╔══

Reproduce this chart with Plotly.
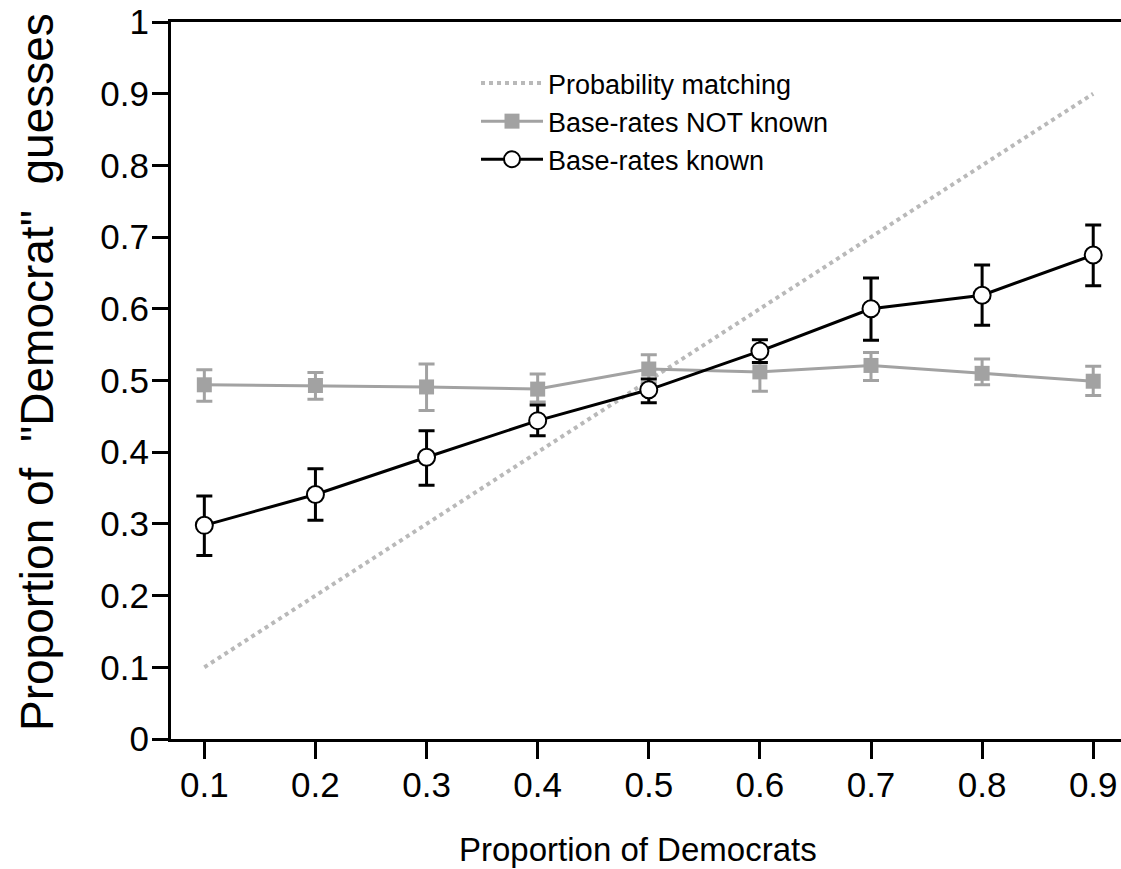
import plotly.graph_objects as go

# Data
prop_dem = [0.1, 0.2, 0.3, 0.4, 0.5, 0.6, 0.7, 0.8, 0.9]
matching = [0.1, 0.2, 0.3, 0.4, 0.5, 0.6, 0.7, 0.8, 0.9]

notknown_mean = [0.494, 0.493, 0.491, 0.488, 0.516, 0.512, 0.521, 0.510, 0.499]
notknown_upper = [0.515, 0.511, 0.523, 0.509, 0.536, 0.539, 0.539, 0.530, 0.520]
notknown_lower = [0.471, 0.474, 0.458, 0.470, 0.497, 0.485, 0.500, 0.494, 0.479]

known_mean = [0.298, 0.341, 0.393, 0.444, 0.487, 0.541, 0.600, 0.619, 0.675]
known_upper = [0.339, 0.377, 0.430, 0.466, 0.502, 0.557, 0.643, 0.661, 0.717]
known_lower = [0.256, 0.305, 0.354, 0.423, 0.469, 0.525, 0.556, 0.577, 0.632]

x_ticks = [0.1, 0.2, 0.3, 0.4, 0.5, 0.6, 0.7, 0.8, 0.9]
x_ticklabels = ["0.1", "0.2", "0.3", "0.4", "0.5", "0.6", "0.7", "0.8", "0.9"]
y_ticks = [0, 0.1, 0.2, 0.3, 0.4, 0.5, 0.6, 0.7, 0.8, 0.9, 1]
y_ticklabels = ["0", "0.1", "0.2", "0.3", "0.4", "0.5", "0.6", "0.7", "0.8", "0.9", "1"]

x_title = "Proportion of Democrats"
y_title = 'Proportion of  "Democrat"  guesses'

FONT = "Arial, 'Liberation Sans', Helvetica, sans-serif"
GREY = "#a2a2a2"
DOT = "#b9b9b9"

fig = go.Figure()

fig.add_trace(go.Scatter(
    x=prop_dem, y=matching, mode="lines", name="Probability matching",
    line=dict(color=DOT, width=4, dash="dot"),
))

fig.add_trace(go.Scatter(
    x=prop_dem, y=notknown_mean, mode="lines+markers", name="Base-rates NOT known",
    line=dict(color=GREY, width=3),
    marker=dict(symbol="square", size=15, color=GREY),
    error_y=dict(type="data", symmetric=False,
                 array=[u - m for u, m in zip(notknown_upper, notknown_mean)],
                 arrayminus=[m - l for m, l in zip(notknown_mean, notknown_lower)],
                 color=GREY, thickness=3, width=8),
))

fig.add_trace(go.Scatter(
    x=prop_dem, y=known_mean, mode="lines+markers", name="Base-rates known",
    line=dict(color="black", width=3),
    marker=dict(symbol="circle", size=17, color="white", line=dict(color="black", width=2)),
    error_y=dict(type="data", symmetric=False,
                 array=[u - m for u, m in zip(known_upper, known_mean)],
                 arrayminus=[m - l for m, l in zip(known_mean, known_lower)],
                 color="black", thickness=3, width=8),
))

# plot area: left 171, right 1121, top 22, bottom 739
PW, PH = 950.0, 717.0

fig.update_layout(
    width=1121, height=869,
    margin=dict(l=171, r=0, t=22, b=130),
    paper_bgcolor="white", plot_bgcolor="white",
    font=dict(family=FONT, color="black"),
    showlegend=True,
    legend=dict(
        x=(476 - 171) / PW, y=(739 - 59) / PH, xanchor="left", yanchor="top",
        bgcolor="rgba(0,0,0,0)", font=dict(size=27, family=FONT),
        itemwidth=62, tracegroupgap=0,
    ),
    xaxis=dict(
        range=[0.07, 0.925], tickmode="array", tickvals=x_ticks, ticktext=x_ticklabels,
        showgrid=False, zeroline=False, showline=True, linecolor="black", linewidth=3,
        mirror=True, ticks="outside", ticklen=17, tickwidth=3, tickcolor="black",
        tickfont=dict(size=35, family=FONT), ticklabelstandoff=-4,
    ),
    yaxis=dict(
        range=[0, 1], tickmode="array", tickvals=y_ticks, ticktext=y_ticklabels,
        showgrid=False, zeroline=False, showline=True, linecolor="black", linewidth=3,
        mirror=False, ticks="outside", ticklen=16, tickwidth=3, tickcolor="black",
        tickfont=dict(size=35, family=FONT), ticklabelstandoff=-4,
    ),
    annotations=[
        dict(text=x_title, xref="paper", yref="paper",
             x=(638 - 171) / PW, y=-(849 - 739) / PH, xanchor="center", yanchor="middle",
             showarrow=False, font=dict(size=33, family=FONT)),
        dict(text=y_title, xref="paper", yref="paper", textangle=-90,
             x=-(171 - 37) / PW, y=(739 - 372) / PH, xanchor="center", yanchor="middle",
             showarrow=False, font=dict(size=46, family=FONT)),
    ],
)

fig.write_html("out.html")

╚══

_What this task involves_. Starting with the first line of the data above and ending with the line containing "matching = [0.1, 0.2, 0.3, 0.4, 0.5, 0.6, 0.7, 0.8, 0.9]", please restate every line exactly, leaving images out.

_Answer to the task_.
Reproduce this chart with Plotly.
import plotly.graph_objects as go

# Data
prop_dem = [0.1, 0.2, 0.3, 0.4, 0.5, 0.6, 0.7, 0.8, 0.9]
matching = [0.1, 0.2, 0.3, 0.4, 0.5, 0.6, 0.7, 0.8, 0.9]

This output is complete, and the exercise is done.